■ Written task ■
Filter the entries and keep only the lines where the string "this" appears.

■ Working data ■
┏━━

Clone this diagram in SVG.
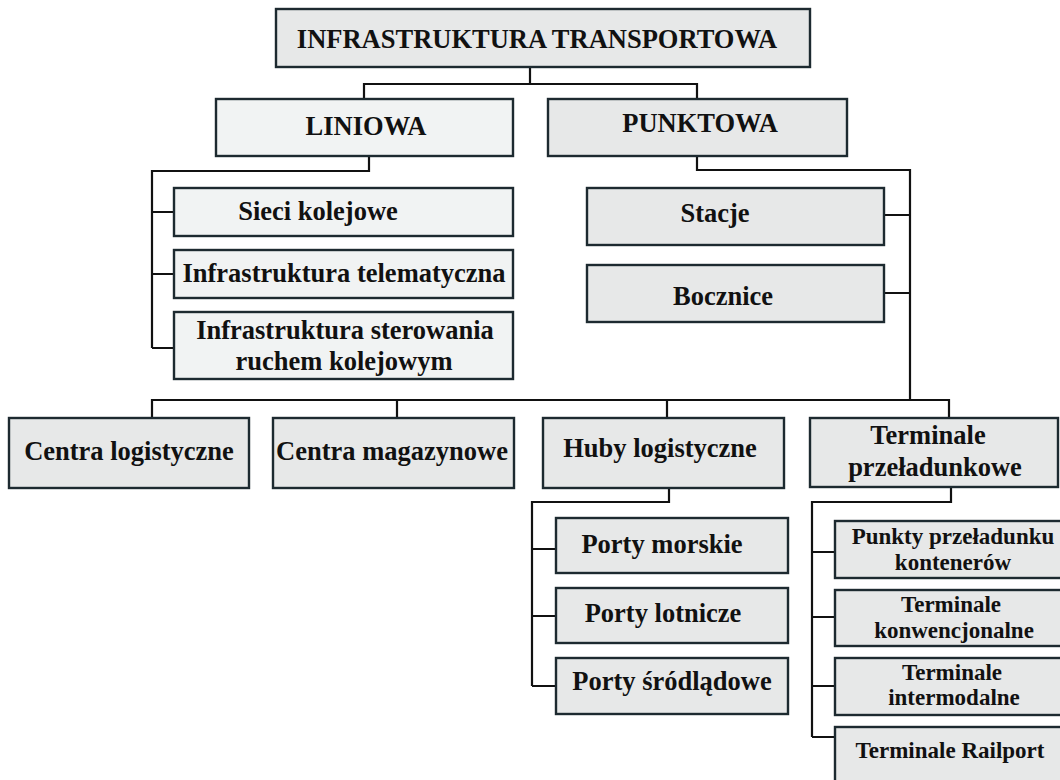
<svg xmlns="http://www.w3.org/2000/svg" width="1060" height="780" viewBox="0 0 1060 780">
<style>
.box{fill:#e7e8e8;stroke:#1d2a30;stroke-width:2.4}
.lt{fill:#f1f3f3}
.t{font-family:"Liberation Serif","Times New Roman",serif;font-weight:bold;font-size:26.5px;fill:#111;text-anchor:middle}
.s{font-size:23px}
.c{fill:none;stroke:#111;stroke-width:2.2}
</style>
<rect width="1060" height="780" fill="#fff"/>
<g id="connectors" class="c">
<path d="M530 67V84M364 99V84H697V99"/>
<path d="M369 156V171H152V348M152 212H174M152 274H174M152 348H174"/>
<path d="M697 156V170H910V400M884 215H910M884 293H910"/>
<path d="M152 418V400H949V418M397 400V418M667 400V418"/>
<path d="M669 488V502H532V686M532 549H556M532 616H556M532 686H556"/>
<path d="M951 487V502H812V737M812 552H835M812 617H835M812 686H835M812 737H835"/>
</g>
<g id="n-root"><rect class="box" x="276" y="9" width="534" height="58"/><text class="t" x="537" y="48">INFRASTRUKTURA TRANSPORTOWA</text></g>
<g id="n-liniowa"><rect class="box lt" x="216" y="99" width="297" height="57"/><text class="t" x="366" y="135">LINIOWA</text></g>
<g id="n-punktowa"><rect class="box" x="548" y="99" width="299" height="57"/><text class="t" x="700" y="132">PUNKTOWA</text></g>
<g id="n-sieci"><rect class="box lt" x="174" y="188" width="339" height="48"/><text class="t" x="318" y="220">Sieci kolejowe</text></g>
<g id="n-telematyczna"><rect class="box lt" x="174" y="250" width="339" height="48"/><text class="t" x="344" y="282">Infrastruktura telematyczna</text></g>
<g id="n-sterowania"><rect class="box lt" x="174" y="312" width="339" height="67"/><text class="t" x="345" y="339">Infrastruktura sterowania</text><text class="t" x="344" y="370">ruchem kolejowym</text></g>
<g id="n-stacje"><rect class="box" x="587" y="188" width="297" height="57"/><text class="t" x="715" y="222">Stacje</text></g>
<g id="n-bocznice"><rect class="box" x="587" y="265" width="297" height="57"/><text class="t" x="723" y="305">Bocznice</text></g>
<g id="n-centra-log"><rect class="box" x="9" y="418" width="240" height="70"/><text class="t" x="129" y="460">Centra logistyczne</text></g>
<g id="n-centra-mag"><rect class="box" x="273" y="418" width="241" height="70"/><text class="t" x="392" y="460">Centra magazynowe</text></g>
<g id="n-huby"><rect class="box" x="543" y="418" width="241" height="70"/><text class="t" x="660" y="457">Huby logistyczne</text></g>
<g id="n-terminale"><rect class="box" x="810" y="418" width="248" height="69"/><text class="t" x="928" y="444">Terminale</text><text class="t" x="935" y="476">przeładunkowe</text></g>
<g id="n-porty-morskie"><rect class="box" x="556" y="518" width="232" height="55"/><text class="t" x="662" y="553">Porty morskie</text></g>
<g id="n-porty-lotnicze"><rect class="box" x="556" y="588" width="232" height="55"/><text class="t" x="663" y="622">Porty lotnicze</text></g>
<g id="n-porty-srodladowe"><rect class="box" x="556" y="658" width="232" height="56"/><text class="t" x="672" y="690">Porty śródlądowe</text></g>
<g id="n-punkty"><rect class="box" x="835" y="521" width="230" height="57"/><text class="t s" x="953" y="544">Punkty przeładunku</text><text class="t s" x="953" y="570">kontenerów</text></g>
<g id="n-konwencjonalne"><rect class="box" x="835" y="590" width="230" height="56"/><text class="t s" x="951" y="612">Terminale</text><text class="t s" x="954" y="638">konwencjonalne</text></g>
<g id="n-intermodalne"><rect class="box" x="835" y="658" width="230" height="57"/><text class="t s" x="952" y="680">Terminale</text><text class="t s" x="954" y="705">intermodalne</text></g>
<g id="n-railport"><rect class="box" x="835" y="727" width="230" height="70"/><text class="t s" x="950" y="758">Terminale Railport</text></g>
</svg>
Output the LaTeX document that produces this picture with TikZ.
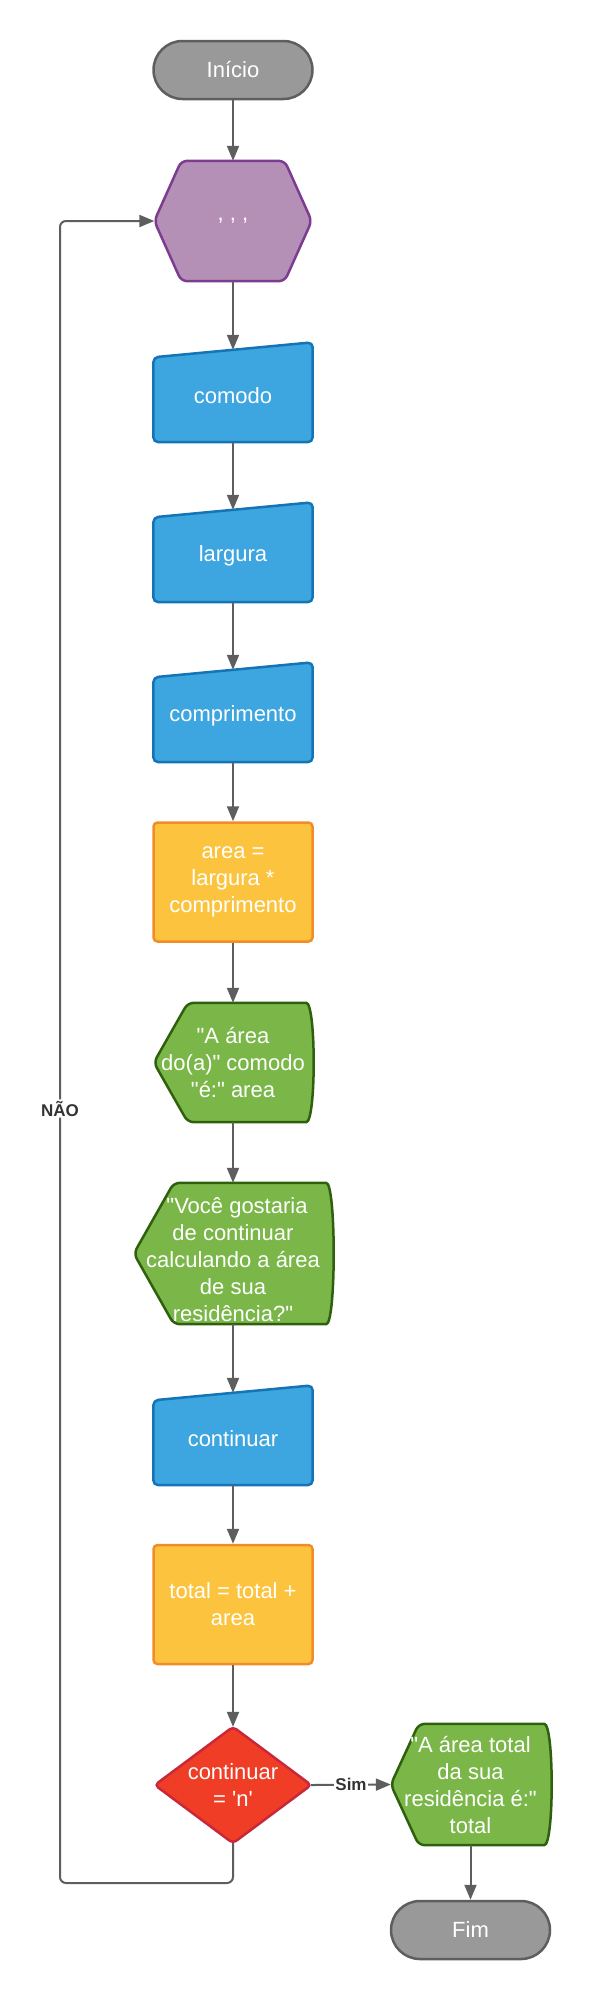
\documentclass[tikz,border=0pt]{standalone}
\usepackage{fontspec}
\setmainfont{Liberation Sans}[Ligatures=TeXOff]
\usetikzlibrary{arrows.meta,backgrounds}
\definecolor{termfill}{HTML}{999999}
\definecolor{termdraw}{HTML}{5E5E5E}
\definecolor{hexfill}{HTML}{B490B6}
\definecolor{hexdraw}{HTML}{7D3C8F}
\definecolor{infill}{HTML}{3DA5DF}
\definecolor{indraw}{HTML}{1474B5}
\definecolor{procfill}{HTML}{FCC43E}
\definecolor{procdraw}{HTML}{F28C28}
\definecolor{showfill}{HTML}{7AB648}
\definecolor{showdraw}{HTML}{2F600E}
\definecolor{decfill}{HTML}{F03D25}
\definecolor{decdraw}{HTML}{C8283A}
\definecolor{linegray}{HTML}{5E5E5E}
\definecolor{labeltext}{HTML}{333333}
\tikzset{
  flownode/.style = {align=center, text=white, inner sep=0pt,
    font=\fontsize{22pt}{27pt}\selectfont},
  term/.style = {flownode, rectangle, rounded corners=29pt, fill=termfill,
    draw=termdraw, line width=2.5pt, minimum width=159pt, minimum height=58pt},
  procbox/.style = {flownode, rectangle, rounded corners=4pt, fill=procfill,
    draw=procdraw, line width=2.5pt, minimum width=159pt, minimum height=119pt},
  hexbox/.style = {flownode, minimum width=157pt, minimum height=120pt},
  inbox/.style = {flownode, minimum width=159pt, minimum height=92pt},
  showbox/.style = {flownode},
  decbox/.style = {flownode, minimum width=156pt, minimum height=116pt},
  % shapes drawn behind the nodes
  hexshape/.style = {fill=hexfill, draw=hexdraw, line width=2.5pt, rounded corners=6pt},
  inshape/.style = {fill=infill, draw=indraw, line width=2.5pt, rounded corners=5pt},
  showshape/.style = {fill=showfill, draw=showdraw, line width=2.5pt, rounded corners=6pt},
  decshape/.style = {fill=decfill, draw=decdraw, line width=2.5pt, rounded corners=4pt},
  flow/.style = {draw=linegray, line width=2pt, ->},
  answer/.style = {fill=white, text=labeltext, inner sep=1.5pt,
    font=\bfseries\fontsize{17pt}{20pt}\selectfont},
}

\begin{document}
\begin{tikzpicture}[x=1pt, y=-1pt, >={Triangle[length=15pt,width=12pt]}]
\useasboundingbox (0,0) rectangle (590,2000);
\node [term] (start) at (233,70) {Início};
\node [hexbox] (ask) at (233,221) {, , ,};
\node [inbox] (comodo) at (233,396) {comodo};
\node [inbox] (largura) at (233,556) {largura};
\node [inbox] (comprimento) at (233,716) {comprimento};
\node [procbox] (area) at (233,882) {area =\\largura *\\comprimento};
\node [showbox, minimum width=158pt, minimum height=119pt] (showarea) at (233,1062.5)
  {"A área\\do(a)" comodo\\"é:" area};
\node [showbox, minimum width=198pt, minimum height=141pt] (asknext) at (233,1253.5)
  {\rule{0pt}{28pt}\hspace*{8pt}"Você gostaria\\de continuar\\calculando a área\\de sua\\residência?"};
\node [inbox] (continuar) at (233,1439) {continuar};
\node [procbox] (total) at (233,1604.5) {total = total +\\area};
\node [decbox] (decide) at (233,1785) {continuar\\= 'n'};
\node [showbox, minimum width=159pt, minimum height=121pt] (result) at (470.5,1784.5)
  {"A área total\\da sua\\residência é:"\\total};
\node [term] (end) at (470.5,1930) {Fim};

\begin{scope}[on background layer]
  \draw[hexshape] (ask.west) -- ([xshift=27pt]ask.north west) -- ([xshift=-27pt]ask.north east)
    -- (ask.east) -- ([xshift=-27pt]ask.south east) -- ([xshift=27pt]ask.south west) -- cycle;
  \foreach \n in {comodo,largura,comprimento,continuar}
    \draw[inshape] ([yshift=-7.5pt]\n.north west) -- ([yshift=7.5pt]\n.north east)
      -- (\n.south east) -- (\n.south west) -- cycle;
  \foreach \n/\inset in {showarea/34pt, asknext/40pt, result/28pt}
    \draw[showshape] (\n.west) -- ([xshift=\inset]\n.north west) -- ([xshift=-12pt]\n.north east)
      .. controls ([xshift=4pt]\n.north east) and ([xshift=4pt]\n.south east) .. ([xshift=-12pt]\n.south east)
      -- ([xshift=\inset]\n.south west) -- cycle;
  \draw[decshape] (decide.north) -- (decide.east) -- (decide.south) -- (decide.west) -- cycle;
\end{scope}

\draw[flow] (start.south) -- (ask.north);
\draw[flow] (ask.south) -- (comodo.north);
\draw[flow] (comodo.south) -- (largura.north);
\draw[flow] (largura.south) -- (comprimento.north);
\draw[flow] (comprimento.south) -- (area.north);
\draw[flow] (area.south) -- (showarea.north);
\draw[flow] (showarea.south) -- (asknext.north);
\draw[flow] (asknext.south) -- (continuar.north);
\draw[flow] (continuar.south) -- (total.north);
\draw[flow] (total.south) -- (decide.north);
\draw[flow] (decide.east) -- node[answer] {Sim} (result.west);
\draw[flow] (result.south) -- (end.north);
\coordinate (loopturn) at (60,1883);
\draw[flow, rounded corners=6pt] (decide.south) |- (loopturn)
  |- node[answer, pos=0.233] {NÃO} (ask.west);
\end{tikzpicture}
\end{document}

┗━━

■ Task result ■
Clone this diagram in SVG.
Output the LaTeX document that produces this picture with TikZ.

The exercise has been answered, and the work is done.